Updated: Aug 14, 2020
Friends. Since the time we are old enough to be aware of others, we are searching for friends. When we are a little older, friends can seem like they are more important than family. Sometimes, we are driven to find the 'right' friends, even if they are not always 'right' for us. We go through transitions. As life continues to evolve, so do our friendships. Friends we thought would be friends forever, sometimes get forgotten and names are hard to recall, while with others, the bond is so deep neither that time, life circumstance, or distance changes anything and time together only reinforces the fact that we are- to borrow a line from Anne of Green Gables, "kindred spirits."

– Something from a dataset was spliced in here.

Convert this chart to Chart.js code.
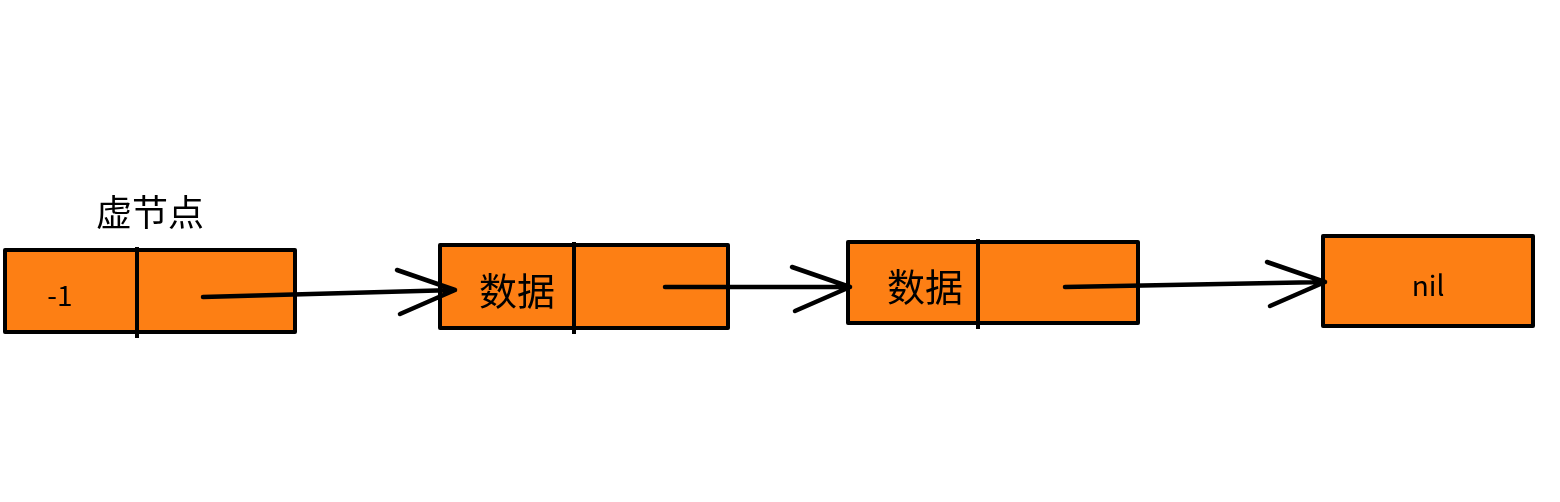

When I started making friends, the only criteria was that they were in the same place as me: at the park, the same campground as my family, in my class at school.
Later, my criteria changed as I noticed who was popular. It didn't matter so much that we had anything in common- only that I was 'liked' by others and the wonderful sameness that teenagers want to be- just like the other kids- normal.- whatever that is. As a result- not all of my good friends were good friends, and it took me a while to figure that out. As I grew older and got married, my friends became the moms in the playground and as I experienced different things in life, I made friends who shared the same experiences. As we find people who like us, we also experience people who do not. When I was a young mother, one person wrote me a letter to tell me exactly that, with detailed reasons I was so objectionable. I realized that I needed to accept that as wonderful as I was, not everyone would like me - and isn't that fair? I don't like everyone I meet- so why hold others to a standard I don't live by. We will all take our own path to find 'our people.'
There are many kinds of friends. There are friends that know the good, the bad, and the ugly. I have a few friends that I have known since birth. As life took us in all sorts of directions, our communications are unfortunately infrequent. But when we talk, the feeling of being with someone in which you don't have to explain yourself or your life is soul anchoring. When you talk about things that are happening in your lives now- they can listen in a way that defines true understanding. They know you, know where you come from, how you have changed your strengths and weaknesses. Tied by the childhood games you would play, scraped knees, shared experiences, the fights you had that in a day tore your friendship apart, and put it back together even stronger- this history serves as an unbreakable bond.